» SHORT EXERCISE
Each line holding the word "chart" counts once; give the total and nothing more.

» RAW DATA
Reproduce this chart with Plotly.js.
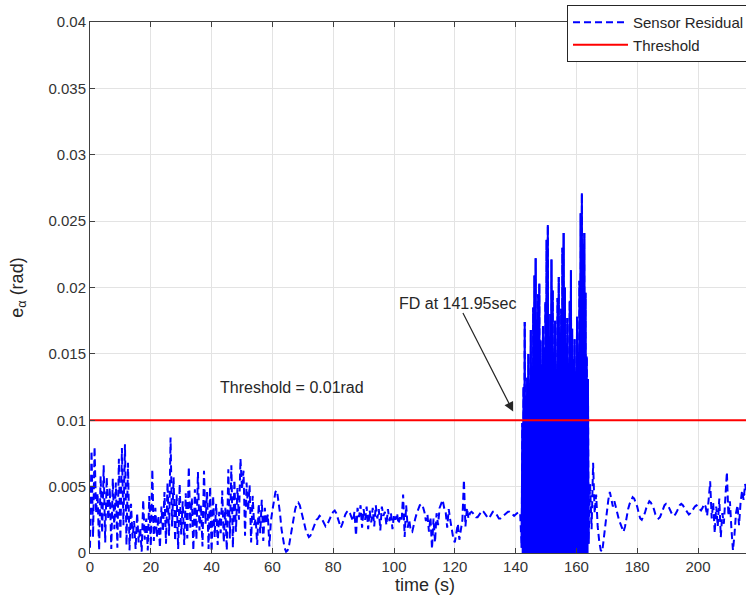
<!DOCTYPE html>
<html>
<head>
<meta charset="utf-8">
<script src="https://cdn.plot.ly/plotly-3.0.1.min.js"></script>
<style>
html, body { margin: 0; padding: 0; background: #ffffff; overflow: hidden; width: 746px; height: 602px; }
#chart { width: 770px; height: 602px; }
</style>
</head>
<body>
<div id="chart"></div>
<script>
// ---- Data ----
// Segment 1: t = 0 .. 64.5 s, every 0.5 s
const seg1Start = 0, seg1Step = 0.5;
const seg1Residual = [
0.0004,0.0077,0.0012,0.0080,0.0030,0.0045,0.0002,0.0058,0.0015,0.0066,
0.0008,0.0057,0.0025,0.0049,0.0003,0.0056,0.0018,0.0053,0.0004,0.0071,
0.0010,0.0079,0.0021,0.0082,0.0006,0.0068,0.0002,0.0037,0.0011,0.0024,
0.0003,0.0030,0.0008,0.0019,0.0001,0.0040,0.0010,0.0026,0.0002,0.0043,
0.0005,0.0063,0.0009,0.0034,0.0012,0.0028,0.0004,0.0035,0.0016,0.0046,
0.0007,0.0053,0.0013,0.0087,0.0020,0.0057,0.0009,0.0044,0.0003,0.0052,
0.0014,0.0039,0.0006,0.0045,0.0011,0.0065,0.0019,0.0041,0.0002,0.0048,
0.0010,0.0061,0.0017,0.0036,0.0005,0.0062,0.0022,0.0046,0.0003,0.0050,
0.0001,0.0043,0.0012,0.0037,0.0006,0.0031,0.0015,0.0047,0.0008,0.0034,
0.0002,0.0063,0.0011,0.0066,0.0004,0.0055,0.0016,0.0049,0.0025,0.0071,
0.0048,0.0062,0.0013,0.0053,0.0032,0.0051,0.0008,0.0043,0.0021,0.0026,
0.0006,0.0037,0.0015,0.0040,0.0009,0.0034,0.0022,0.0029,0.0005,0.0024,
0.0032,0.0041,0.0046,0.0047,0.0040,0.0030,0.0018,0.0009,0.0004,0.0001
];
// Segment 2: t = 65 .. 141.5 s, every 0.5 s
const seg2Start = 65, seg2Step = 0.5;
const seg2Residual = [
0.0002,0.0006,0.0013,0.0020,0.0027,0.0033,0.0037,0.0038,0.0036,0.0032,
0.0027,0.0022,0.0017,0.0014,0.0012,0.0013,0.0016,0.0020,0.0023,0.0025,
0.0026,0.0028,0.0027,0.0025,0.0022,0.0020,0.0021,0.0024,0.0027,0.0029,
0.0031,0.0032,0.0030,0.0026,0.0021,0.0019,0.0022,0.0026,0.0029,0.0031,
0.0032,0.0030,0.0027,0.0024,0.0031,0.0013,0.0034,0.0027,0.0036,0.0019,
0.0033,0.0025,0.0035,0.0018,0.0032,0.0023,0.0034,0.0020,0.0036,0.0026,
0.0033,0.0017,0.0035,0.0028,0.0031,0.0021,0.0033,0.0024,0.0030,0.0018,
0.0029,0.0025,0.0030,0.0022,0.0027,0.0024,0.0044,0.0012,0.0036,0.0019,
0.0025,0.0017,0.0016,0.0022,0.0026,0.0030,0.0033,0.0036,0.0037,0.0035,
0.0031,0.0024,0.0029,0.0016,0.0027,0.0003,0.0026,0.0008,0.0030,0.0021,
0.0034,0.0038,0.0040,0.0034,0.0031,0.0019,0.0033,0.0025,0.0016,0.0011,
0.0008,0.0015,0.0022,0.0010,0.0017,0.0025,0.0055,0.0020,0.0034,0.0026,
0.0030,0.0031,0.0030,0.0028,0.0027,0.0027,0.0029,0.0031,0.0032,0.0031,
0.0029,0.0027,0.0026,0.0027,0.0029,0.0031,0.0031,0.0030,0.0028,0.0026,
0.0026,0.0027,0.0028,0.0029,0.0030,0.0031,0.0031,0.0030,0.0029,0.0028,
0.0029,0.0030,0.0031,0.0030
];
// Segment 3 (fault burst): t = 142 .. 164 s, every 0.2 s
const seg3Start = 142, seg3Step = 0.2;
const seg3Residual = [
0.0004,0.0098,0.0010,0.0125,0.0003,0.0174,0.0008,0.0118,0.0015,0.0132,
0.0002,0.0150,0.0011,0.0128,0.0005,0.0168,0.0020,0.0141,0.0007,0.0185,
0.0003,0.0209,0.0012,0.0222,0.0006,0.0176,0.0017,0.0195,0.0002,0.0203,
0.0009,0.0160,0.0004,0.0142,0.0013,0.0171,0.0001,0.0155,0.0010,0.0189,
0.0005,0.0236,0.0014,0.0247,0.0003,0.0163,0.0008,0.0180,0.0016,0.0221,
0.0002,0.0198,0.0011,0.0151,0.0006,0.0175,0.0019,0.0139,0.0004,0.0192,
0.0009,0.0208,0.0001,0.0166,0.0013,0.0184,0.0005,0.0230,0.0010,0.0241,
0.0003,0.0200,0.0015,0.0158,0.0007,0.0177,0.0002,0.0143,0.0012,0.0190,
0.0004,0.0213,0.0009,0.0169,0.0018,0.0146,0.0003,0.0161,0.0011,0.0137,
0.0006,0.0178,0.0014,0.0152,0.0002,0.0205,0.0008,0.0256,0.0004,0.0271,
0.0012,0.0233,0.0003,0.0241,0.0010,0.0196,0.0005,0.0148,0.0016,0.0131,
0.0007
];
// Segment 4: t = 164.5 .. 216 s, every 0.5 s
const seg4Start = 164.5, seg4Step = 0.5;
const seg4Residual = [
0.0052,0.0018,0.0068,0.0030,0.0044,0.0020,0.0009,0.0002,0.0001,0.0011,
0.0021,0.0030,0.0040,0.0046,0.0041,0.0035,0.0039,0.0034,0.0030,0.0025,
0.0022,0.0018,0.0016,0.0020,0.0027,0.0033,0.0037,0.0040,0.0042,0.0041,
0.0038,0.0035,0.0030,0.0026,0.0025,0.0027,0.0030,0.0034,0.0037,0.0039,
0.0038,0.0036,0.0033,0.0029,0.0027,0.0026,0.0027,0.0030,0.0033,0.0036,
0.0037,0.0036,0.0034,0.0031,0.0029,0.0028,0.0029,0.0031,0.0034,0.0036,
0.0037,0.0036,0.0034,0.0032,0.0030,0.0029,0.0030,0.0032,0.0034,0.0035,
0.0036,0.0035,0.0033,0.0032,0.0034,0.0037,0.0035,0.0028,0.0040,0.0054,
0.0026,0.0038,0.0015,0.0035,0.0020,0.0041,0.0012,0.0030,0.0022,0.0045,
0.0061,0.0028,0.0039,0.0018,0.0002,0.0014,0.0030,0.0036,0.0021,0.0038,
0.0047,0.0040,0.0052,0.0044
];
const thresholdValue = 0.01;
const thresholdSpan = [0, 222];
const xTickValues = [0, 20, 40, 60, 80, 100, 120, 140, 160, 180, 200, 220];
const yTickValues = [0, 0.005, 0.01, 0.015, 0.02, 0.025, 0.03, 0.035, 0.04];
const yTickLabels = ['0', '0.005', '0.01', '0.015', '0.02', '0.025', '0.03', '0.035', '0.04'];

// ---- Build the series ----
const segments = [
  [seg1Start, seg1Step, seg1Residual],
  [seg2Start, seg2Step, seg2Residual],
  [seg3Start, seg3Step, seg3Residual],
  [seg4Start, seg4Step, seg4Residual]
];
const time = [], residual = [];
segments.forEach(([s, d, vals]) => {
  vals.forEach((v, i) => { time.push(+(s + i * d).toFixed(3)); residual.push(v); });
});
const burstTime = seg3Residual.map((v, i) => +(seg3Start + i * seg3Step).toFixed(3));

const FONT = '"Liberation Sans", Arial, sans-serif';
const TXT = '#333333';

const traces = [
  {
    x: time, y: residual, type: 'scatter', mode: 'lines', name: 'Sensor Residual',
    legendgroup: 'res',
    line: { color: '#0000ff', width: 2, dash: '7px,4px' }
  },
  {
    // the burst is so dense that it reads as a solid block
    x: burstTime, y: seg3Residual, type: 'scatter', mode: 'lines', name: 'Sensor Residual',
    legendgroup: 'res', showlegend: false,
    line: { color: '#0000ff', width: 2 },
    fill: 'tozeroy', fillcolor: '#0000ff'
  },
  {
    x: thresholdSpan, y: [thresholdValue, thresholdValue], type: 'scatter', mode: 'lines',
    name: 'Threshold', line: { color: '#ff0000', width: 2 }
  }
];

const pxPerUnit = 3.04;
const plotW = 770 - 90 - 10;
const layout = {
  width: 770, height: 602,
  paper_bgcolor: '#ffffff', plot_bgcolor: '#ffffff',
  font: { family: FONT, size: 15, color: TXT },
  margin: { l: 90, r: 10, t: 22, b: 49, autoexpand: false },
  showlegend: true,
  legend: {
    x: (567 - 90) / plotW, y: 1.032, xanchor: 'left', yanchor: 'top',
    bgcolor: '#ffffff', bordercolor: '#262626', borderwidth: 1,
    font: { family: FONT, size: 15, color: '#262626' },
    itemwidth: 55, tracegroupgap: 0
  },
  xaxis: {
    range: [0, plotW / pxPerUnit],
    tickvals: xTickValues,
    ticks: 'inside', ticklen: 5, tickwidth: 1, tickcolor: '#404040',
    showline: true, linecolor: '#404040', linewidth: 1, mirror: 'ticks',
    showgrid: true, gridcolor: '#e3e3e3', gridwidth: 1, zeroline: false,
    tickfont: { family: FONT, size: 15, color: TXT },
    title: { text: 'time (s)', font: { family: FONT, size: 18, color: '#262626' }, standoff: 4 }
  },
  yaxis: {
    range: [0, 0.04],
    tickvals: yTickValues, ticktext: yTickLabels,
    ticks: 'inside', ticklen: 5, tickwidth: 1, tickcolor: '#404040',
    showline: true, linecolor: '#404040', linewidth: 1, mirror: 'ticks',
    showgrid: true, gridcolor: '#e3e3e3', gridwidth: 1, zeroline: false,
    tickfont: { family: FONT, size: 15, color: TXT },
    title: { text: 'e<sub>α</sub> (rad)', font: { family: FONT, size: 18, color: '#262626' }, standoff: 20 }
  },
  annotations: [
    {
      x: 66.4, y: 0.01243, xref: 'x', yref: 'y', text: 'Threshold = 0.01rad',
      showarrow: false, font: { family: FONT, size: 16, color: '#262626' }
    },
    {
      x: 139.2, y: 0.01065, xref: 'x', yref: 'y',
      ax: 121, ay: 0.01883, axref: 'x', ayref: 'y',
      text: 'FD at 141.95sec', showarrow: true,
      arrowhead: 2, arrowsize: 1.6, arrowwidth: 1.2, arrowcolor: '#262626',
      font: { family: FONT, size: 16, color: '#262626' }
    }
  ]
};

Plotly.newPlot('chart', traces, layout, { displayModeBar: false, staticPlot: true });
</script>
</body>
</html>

» COMPLETE OUTPUT
4